Nos termos da Constituição, a PF
pode ser convocada pelo Ministério Público ou pela Justiça para agir como
Polícia Judiciária. E nesta condição deve atuar com independência e sintonia
com estes poderes, e não com o Executivo. Ou seja, se o procurador ou o juiz
mandar prender, o ministro da Justiça não pode dar contra-ordem. Como Polícia
Judiciária, ela deve cumprir ordens dos outros poderes (MP e Judiciário) e não
ter uma política própria de ação (o que tem gerado conflitos com os procuradores).
Entretanto, a Polícia Federal, à
luz da Constituição, é também um braço do Poder Executivo para dar conta de
outras tarefas. Alguém já viu a PF colocar 40 policiais numa operação para
subir o Morro do Alemão numa ação contra o tráfico de drogas? Não. E no entanto,
combater o narcotráfico é atribuição dela. Garantir a segurança de eventos
internacionais também, mas como o órgão tornou-se conflitivo com o Executivo,
as Forças Armadas é que desempenharam a tarefa na Copa, com a PF em papel
secundário. O que o governo temeu qualquer um temeria. Que uma PF que não
esconde seu oposicionismo fizesse corpo mole ou de alguma forma contribuísse
para algum fiasco na área de segurança durante a Copa.
Algo está errado quando o
organismo policial federal torna-se um opositor do governo a que deveria
prestar serviços. Ou quando o governo perde a confiança no organismo de que
teria que se valer para servir à sociedade. Afinal, quem financia a PF é a
sociedade, com seus impostos. Imagine o FBI fazendo oposição aos ocupantes da
Casa Branca! Imagine se o governo americano perde a confiança no FBI!

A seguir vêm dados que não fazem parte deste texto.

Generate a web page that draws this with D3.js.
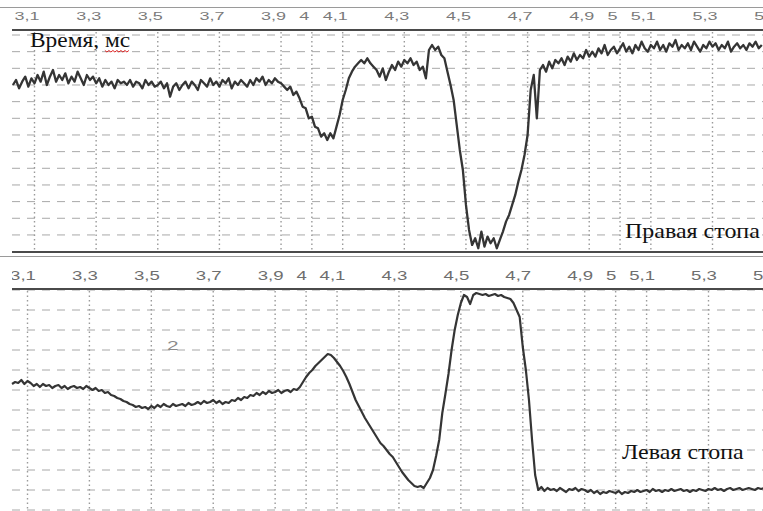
<!DOCTYPE html>
<html>
<head>
<meta charset="utf-8">
<script src="https://cdn.jsdelivr.net/npm/d3@7"></script>
<style>
  html, body { margin: 0; padding: 0; background: #fff; }
  svg { display: block; }
</style>
</head>
<body>
<svg id="chart" width="763" height="511"></svg>
<script>
// Time axis ticks (seconds) and their printed labels
const tickValues = [3.1, 3.3, 3.5, 3.7, 3.9, 4.0, 4.1, 4.3, 4.5, 4.7, 4.9, 5.0, 5.1, 5.3, 5.5];
const tickLabels = ["3,1", "3,3", "3,5", "3,7", "3,9", "4", "4,1", "4,3", "4,5", "4,7", "4,9", "5", "5,1", "5,3", "5,5"];

// Sampling of both recordings
const sampleStep = 0.01;
const rightStart = 3.03;
const leftStart = 3.05;

// Right foot signal, grid units, one sample every 0.01 s from 3.03 s
const rightFoot = [
  10.0, 10.3, 9.8, 10.2, 10.5, 9.9, 10.4,
  10.1, 10.6, 10.2, 10.8, 10.0, 10.5, 10.9, 10.2, 10.6, 10.3,
  10.7, 10.1, 10.5, 10.2, 10.8, 10.4, 10.0, 10.6, 10.3, 10.5,
  10.1, 10.4, 9.9, 10.3, 10.0, 10.2, 9.8, 10.3, 10.1, 10.2,
  10.0, 10.3, 9.9, 10.2, 10.1, 9.8, 10.3, 10.0, 10.2, 9.9,
  10.0, 10.2, 9.8, 10.1, 9.3, 9.9, 10.1, 9.7, 10.0, 10.2,
  9.8, 10.2, 10.0, 9.7, 10.3, 10.1, 9.9, 10.4, 10.0, 10.2,
  9.9, 10.3, 10.1, 10.4, 9.8, 10.2, 10.0, 10.3, 10.1, 9.9,
  10.3, 10.0, 10.4, 10.2, 10.5, 10.0, 10.3, 10.1, 10.4, 10.2,
  10.1, 9.9, 9.7, 9.9, 9.4, 9.6, 9.2, 8.7, 8.6, 8.0,
  8.1, 7.5, 7.4, 6.9, 7.1, 6.7, 7.1, 6.8, 7.5, 8.2,
  9.1, 9.7, 10.4, 10.8, 11.1, 11.3, 11.5, 11.3, 11.6, 11.3,
  11.1, 10.9, 10.5, 11.0, 10.3, 10.8, 11.2, 10.9, 11.4, 11.1,
  11.5, 11.3, 11.6, 11.2, 11.4, 10.9, 11.1, 10.4, 12.1, 12.4,
  12.1, 12.3, 11.8, 11.6, 10.8, 10.0, 9.1, 7.6, 6.1, 4.9,
  2.8, 1.3, 0.4, 0.8, 0.2, 1.2, 0.3, 0.9, 0.5, 0.8,
  0.2, 0.7, 1.2, 1.8, 2.2, 2.8, 3.4, 4.2, 4.9, 5.8,
  7.0, 9.7, 10.6, 8.0, 10.9, 11.2, 10.8, 11.4, 11.0, 11.5,
  11.3, 11.6, 11.2, 11.7, 11.4, 11.9, 11.5, 11.8, 11.6, 12.1,
  11.7, 12.0, 11.7, 12.2, 11.9, 12.4, 11.8, 12.1, 12.3, 11.9,
  12.2, 12.5, 12.0, 12.3, 11.9, 12.4, 12.1, 12.6, 12.2, 12.0,
  12.4, 12.2, 12.6, 12.1, 12.4, 12.0, 12.5, 12.3, 12.7, 12.1,
  12.4, 12.2, 12.5, 12.1, 12.6, 12.3, 12.0, 12.4, 12.2, 12.6,
  12.3, 12.5, 12.1, 12.4, 12.2, 12.6, 12.0, 12.3, 12.5, 12.2,
  12.4, 12.1, 12.5, 12.3, 12.6, 12.2, 12.4
];

// Left foot signal, grid units, one sample every 0.01 s from 3.05 s
const leftFoot = [
  6.3, 6.4, 6.35, 6.5, 6.3,
  6.45, 6.35, 6.2, 6.3, 6.15, 6.3, 6.2, 6.25, 6.1, 6.2,
  6.25, 6.1, 6.2, 6.05, 6.15, 6.2, 6.1, 6.15, 6.05, 6.2,
  6.1, 6.0, 6.1, 5.95, 6.0, 5.85, 5.9, 5.75, 5.7, 5.6,
  5.55, 5.45, 5.4, 5.3, 5.25, 5.15, 5.2, 5.1, 5.15, 5.05,
  5.2, 5.1, 5.25, 5.15, 5.3, 5.2, 5.15, 5.3, 5.2, 5.25,
  5.3, 5.2, 5.35, 5.25, 5.3, 5.4, 5.3, 5.45, 5.35, 5.4,
  5.5, 5.35, 5.45, 5.3, 5.4, 5.35, 5.5, 5.45, 5.6, 5.5,
  5.65, 5.6, 5.75, 5.7, 5.85, 5.75, 5.9, 5.8, 5.95, 5.85,
  5.9, 6.0, 5.85, 5.95, 6.0, 5.9, 6.05, 6.0, 6.15, 6.4,
  6.65, 6.85, 7.0, 7.2, 7.35, 7.5, 7.65, 7.8, 7.75, 7.6,
  7.4, 7.2, 6.95, 6.65, 6.3, 5.9, 5.5, 5.2, 4.9, 4.6,
  4.35, 4.1, 3.85, 3.6, 3.35, 3.2, 3.0, 2.8, 2.65, 2.4,
  2.15, 1.9, 1.7, 1.5, 1.35, 1.2, 1.15, 1.2, 1.1, 1.35,
  1.6, 2.0, 2.7, 3.5, 4.85, 5.8, 6.8, 8.0, 9.0, 9.75,
  10.35, 10.75, 10.65, 10.3, 10.75, 10.85, 10.8, 10.75, 10.8, 10.7,
  10.75, 10.8, 10.7, 10.75, 10.65, 10.6, 10.55, 10.35, 10.0, 9.65,
  8.15, 7.0, 5.5, 3.5, 1.75, 1.0, 1.15, 0.95, 1.1, 1.0,
  1.05, 0.95, 1.1, 1.0, 0.9, 1.05, 1.0, 1.1, 0.95, 1.05,
  1.0, 0.9, 1.0, 0.85, 0.95, 0.8, 0.9, 0.85, 0.95, 0.9,
  0.85, 0.95, 0.8, 0.9, 0.85, 0.95, 0.9, 1.0, 0.9, 0.95,
  1.0, 0.9, 1.05, 0.95, 1.0, 0.9, 1.0, 0.95, 1.05, 0.95,
  1.0, 1.05, 0.95, 1.0, 0.9, 1.0, 0.95, 1.05, 1.0, 0.95,
  1.05, 1.0, 1.1, 1.0, 1.05, 0.95, 1.05, 1.1, 1.0, 1.05,
  1.1, 1.0, 1.05, 1.1, 1.05, 1.0, 1.1, 1.05, 1.1
];

// Captions
const timeCaption = "Время, мс";
const rightCaption = "Правая стопа";
const leftCaption = "Левая стопа";
const curveMark = "2";

const W = 763, H = 511;
const svg = d3.select("#chart");
const axisColor = "#4a4a4a";
const traceColor = "#353535";

// label rows start at the left edge of the plotting area
svg.append("defs").append("clipPath").attr("id", "labelClip")
  .append("rect").attr("x", 12).attr("y", -H).attr("width", W).attr("height", 2 * H);

function drawPanel(p) {
  const x = d3.scaleLinear().domain([3.1, 5.3]).range(p.xRange);
  const y = d3.scaleLinear().domain([0, p.rows]).range([p.yBottom, p.yTop]);
  const g = svg.append("g");

  // horizontal dashed grid
  g.append("g").selectAll("line")
    .data(d3.range(p.gridFrom, p.rows + 1))
    .join("line")
    .attr("x1", 12).attr("x2", W)
    .attr("y1", d => y(d)).attr("y2", d => y(d))
    .attr("stroke", "#a8a8a8").attr("stroke-width", 1)
    .attr("stroke-dasharray", "8,7");

  // vertical dotted grid at every labelled time
  g.append("g").selectAll("line")
    .data(tickValues)
    .join("line")
    .attr("x1", d => x(d)).attr("x2", d => x(d))
    .attr("y1", p.axisY + 2).attr("y2", p.panelBottom)
    .attr("stroke", "#9a9a9a").attr("stroke-width", 1.4)
    .attr("stroke-dasharray", "1.5,3");

  // time axis labels
  const axis = d3.axisTop(x)
    .tickValues(tickValues)
    .tickFormat((d, i) => tickLabels[i])
    .tickSize(0)
    .tickPadding(p.axisY - p.labelBaseline);
  const ag = g.append("g")
    .attr("transform", `translate(0,${p.axisY})`)
    .attr("clip-path", p.clipLabels ? "url(#labelClip)" : null)
    .call(axis);
  ag.select(".domain").remove();
  ag.selectAll("text")
    .attr("fill", p.labelColor)
    .attr("font-family", "'Liberation Sans', Arial, sans-serif")
    .attr("font-size", p.labelSize)
    .attr("transform", `translate(${p.labelShift},0) scale(${p.labelStretch},1)`);

  // heavy axis rule
  g.append("line")
    .attr("x1", 12).attr("x2", W)
    .attr("y1", p.axisY).attr("y2", p.axisY)
    .attr("stroke", axisColor).attr("stroke-width", 2.2);

  // signal trace
  const line = d3.line()
    .x((d, i) => x(p.start + i * sampleStep))
    .y(d => y(d));
  g.append("path")
    .datum(p.values)
    .attr("d", line)
    .attr("fill", "none")
    .attr("stroke", traceColor)
    .attr("stroke-width", p.traceWidth)
    .attr("stroke-linejoin", "round");

  return { x, y, g };
}

// thin rule above the first row of labels
svg.append("line").attr("x1", 0).attr("x2", W).attr("y1", 7.5).attr("y2", 7.5)
  .attr("stroke", "#9a9a9a").attr("stroke-width", 1);

const upperPanel = drawPanel({
  xRange: [34.5, 712.5], rows: 13, gridFrom: 1,
  yBottom: 251.6, yTop: 35, axisY: 30, panelBottom: 251,
  labelBaseline: 19.5, labelSize: 10, labelStretch: 1.8, labelShift: -8,
  labelColor: "#7a7a7a", clipLabels: false,
  start: rightStart, values: rightFoot, traceWidth: 2.3
});

// lower rule of the upper panel and upper rule of the lower panel
svg.append("line").attr("x1", 12).attr("x2", W).attr("y1", 252).attr("y2", 252)
  .attr("stroke", axisColor).attr("stroke-width", 2);
svg.append("line").attr("x1", 0).attr("x2", W).attr("y1", 256.5).attr("y2", 256.5)
  .attr("stroke", "#9a9a9a").attr("stroke-width", 1);

const lowerPanel = drawPanel({
  xRange: [27.5, 708.5], rows: 11, gridFrom: 0,
  yBottom: 510, yTop: 290, axisY: 289, panelBottom: H,
  labelBaseline: 280, labelSize: 12, labelStretch: 1.55, labelShift: -5,
  labelColor: "#6e6e6e", clipLabels: true,
  start: leftStart, values: leftFoot, traceWidth: 2.2
});

// captions
const serif = "'Liberation Serif', 'Times New Roman', serif";
const tc = svg.append("text")
  .attr("transform", "translate(30,47) scale(1.17,1)")
  .attr("font-family", serif).attr("font-size", 20).attr("fill", "#111")
  .text(timeCaption);

// wavy underline under the unit
const node = tc.node();
const uStart = timeCaption.indexOf("мс");
const ux0 = 30 + 1.17 * node.getStartPositionOfChar(uStart).x;
const ux1 = ux0 + 1.17 * node.getSubStringLength(uStart, 2);
const wave = d3.range(ux0, ux1 + 0.1, 2).map((v, i) => [v, 50.5 + (i % 2 ? 1.5 : 0)]);
svg.append("path").attr("d", d3.line()(wave))
  .attr("fill", "none").attr("stroke", "#d22").attr("stroke-width", 1);

svg.append("text")
  .attr("transform", "translate(625,238) scale(1.09,1)")
  .attr("font-family", serif).attr("font-size", 22).attr("fill", "#111")
  .text(rightCaption);

svg.append("text")
  .attr("transform", "translate(622,459) scale(1.09,1)")
  .attr("font-family", serif).attr("font-size", 22).attr("fill", "#111")
  .text(leftCaption);

svg.append("text")
  .attr("transform", "translate(167,350) scale(1.6,1)")
  .attr("font-family", "'Liberation Sans', Arial, sans-serif")
  .attr("font-size", 13).attr("fill", "#8a8a8a")
  .text(curveMark);
</script>
</body>
</html>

O que os policiais estão temendo,
com a troca de ministro, é que lhes seja exigida a necessária subordinação
hierárquica. Não para que deixem de combater a corrupção, mesmo quando envolva
figuras do governo ou de partidos governistas. Mas para que seu diretor-geral
tenha comando sobre a tropa e preste contas ao ministro. Cardozo, muitas vezes,
não foi previamente informado de operações desencadeadas pela PF. Isso seria
inadmissível em qualquer país, mas o atual ministro sempre se desculpou
reafirmando seu respeito à independência da corporação. E assim, chegamos à
situação atual, em que a PF faz o que quer, como quer, quando quer. Agora, não
quer nem prestar contas de seus gastos, reivindicando total autonomia
financeira, o que nenhum órgão do Estado possui, nem mesmo as estatais
não-dependentes do orçamento da União.
Convenhamos. A PF é um organismo
importante e necessário ao Brasil. Acumulou inteligência e competência. Serviu
à ditadura, mas adaptou-se bem à democracia, nos primeiros tempos. Mas o Brasil
precisa dela não apenas para combater a corrupção – a corrupção seletiva, de
certos grupos, pessoas e partidos. Raramente surge, nos tempos correntes,
notícia sobre uma importante operação da PF no combate a outros crimes, embora
eles não faltem no Brasil. Máfias e gangues de diferentes matrizes estão soltas
por aí.
O novo ministro, seja quem for,
enfrentará os mesmos desafios. E já chegará sob a desconfiança de que foi
escolhido para enquadrar a PF. O momento não contribui, mas em algum momento
precisamos discutir e decidir sobre qual é mesmo a Polícia Federal que
queremos.
(*) - Tereza Cruvinel é jornalista. Uma das mais respeitadas jornalista políticas do País.